#### Task objective:
Reproduce, please, the span of lines beginning at the line with "Generate a Python script that draws this with matplotlib." and ending at the line with "import matplotlib.pyplot as plt", inclusive, minus any pictures.

[Dataset items]
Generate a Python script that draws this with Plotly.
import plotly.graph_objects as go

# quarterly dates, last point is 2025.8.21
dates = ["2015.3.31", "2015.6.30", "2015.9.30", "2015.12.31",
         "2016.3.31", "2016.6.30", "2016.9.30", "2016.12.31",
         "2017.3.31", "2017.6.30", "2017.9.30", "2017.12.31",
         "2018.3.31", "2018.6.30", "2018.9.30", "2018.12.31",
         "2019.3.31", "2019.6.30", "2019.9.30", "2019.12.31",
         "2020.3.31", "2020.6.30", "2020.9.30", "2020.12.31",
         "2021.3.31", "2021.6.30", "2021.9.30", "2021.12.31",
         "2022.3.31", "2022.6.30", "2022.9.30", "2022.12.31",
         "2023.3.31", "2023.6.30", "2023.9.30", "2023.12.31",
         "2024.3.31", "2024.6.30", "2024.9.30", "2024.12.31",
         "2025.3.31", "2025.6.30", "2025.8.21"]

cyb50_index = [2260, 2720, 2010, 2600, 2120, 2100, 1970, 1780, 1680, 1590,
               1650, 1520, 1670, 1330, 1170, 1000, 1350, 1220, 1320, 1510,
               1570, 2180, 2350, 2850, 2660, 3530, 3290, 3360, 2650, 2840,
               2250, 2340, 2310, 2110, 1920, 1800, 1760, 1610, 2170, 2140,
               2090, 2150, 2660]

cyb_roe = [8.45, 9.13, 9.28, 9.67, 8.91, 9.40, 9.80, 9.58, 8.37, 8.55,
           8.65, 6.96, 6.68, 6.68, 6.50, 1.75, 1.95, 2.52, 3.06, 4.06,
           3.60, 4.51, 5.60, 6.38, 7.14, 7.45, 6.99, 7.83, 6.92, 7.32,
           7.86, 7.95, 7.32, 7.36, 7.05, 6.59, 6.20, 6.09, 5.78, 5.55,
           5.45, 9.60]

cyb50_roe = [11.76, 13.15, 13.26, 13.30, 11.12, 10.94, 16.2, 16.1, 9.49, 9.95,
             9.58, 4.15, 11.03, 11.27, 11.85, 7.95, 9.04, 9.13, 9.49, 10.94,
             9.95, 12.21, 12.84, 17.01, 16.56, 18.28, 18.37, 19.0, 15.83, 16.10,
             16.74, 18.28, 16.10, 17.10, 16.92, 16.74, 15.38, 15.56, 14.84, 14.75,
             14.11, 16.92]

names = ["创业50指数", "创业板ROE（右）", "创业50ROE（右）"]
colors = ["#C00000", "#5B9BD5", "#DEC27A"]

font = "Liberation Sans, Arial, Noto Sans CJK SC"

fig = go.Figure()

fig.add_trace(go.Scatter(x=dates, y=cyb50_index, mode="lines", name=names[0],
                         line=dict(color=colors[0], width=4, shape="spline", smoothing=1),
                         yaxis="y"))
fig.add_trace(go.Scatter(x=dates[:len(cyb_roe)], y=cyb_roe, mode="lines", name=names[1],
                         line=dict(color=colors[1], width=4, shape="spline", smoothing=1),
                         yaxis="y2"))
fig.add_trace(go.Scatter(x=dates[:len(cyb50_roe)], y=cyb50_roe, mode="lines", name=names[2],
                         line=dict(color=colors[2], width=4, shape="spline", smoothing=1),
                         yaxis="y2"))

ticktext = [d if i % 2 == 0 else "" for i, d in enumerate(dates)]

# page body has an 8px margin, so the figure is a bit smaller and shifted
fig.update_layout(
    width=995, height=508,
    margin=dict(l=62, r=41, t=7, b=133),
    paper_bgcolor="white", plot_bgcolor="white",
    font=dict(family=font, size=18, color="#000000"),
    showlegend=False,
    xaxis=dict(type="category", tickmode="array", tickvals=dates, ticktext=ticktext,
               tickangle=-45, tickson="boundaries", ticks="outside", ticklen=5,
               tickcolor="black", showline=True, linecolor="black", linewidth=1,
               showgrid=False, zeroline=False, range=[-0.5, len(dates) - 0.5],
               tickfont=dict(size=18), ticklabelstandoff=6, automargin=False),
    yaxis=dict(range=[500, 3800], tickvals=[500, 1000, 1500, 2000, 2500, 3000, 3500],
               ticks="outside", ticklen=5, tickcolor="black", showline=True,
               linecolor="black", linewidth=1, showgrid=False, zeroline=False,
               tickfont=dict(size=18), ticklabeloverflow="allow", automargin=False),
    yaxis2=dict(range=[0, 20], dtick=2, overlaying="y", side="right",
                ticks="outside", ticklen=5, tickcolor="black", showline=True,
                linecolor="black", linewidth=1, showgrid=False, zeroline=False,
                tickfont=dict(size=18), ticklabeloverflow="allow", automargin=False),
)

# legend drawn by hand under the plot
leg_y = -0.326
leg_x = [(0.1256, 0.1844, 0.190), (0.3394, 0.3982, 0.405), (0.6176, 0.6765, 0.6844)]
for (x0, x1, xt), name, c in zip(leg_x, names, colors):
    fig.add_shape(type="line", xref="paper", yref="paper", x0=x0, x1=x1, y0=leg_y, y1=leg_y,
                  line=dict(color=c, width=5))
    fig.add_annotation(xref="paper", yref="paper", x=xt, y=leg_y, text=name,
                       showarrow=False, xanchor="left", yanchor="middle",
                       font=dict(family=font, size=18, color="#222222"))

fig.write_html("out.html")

* * *

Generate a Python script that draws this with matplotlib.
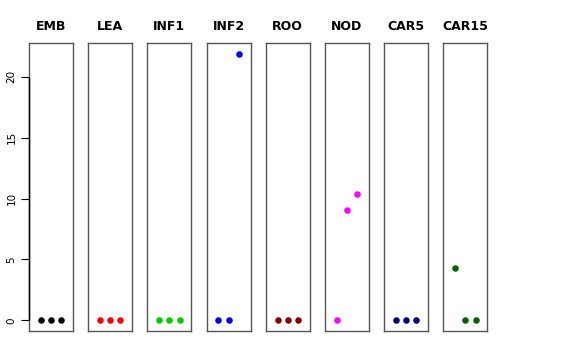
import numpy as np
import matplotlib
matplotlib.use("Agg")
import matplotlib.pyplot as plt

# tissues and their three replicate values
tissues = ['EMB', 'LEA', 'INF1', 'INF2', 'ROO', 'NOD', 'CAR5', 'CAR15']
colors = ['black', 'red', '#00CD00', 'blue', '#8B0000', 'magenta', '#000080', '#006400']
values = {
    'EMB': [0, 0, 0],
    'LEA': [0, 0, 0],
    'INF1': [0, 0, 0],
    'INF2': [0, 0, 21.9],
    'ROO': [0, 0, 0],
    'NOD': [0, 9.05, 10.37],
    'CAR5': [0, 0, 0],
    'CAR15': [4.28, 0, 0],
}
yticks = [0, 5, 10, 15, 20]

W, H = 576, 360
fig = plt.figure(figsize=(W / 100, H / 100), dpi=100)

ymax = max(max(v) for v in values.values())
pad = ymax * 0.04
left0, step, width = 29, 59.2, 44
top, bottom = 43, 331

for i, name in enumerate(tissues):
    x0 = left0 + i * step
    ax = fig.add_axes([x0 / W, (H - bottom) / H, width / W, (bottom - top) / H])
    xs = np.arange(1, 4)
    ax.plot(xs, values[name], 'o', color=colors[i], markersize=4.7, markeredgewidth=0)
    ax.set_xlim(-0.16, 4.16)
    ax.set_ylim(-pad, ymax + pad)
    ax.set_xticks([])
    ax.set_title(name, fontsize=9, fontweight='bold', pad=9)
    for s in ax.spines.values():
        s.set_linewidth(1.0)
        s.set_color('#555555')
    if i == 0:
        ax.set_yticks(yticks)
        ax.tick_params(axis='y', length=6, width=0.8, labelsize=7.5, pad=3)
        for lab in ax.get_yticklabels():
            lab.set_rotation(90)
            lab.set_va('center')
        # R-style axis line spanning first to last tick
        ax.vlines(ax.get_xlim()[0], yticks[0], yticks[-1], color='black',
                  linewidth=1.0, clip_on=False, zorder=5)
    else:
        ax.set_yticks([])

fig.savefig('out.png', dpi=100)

#### Task answer:
Generate a Python script that draws this with matplotlib.
import numpy as np
import matplotlib
matplotlib.use("Agg")
import matplotlib.pyplot as plt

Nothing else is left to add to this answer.